Sono i discendenti dei primi umili carretti da lavoro agricolo, generalmente dipinti in giallo.
"Il carro - ha scritto il giornalista e scrittore Orio Vergani nel saggio "Colori di Sicilia", edito da ERI nel 1953 - era costruito a stretta regola d'arte nelle misure e nel peso adatti alle irregolarità delle mulattiere sassose e alle forze non grandi dei cavallucci di razza siciliana, infaticabili e intelligenti, ma non certamente robusti come quelli delle razze nordiche.
Il carrettiere chiese al pittore del paese, che quasi sempre era un modesto pittore di ex-voto, di dipingere sulle fiancate del carro qualche immagine sacra: le scene della Passione o le storie di Santa Rosalia e di Sant'Agata.
Così, nella lenta marcia attraverso le solitudini dei latifondi e delle montagne, le immagini della fede accompagnarono di villaggio in villaggio i primi carrettieri...".
In seguito, la decorazione del carretto sarebbe diventata il segno di prestigio e di ricchezza dei proprietari; vi si contarono numerosi commercianti che ostentavano il loro stato sociale anche allo scopo di attirare la clientela verso la propria mercanzia.
Altri carretti palermitani dinanzi Porta Felice. Il periodo è lo stesso delle fotografie di Interguglielmi, ma in questo caso l'immagine si deve a Giovanni Crupi. |
Non per questo, ai nostri giorni queste immagini di semplici e nudi carretti hanno un minore valore documentario: con la loro semplicità costruttiva, testimoniano infatti l'attività di tanti anonimi artigiani costruttori e la vita del mondo rurale e commerciale di una Sicilia ormai scomparsa.

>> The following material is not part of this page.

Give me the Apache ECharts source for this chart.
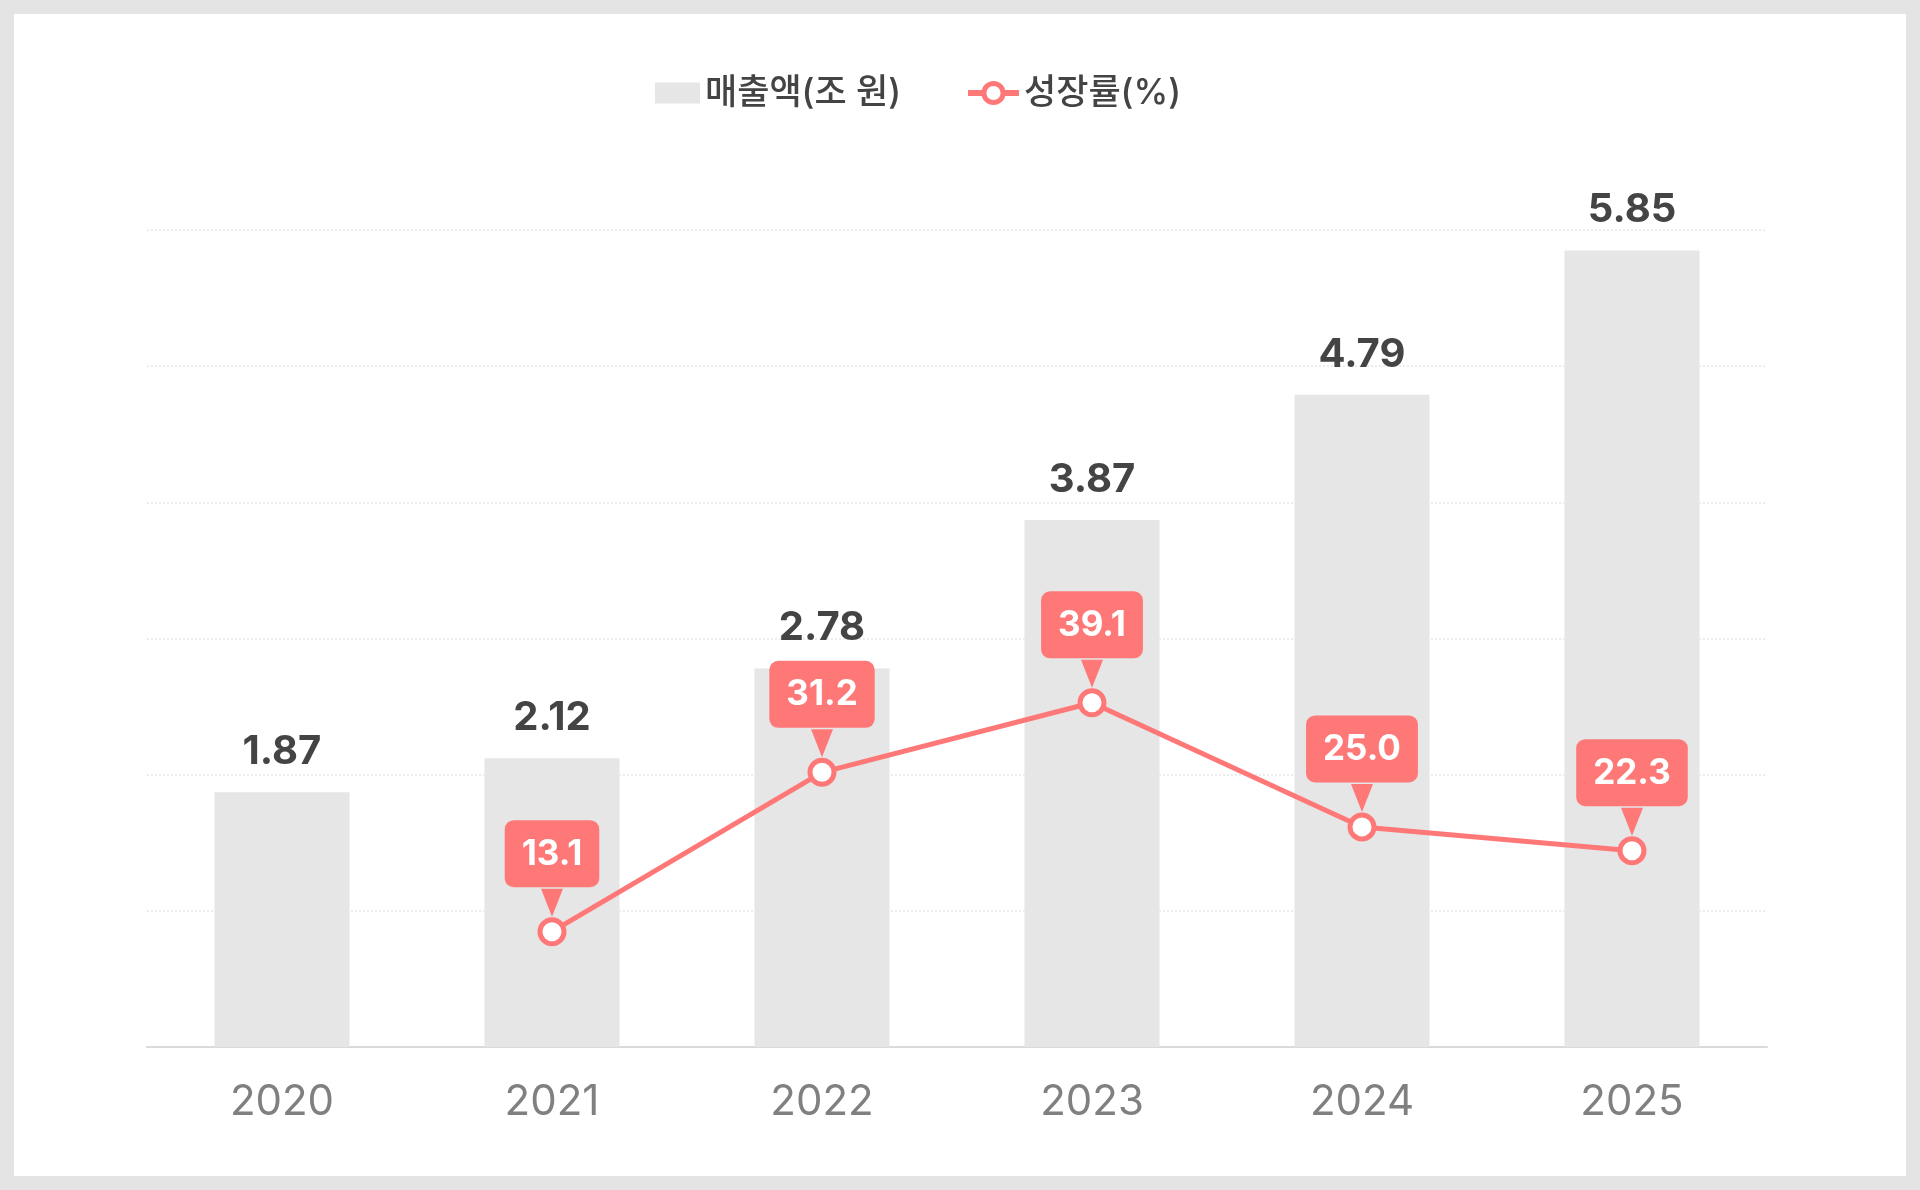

Alcuni di questi elementari mezzi di trasporto percorsero strade e trazzere siciliane sino a qualche decennio fa, quando già in gran parte del resto d'Italia circolavano motocarri e furgoni: un segno dell'arretratezza di una parte della società siciliana.
Non del tutto scomparso, in verità: la si può infatti cogliere ancora oggi in quartieri popolari e nelle zone più depresse dell'isola, dove vecchi carretti accompagnano il lavoro di anziani braccianti e venditori ambulanti.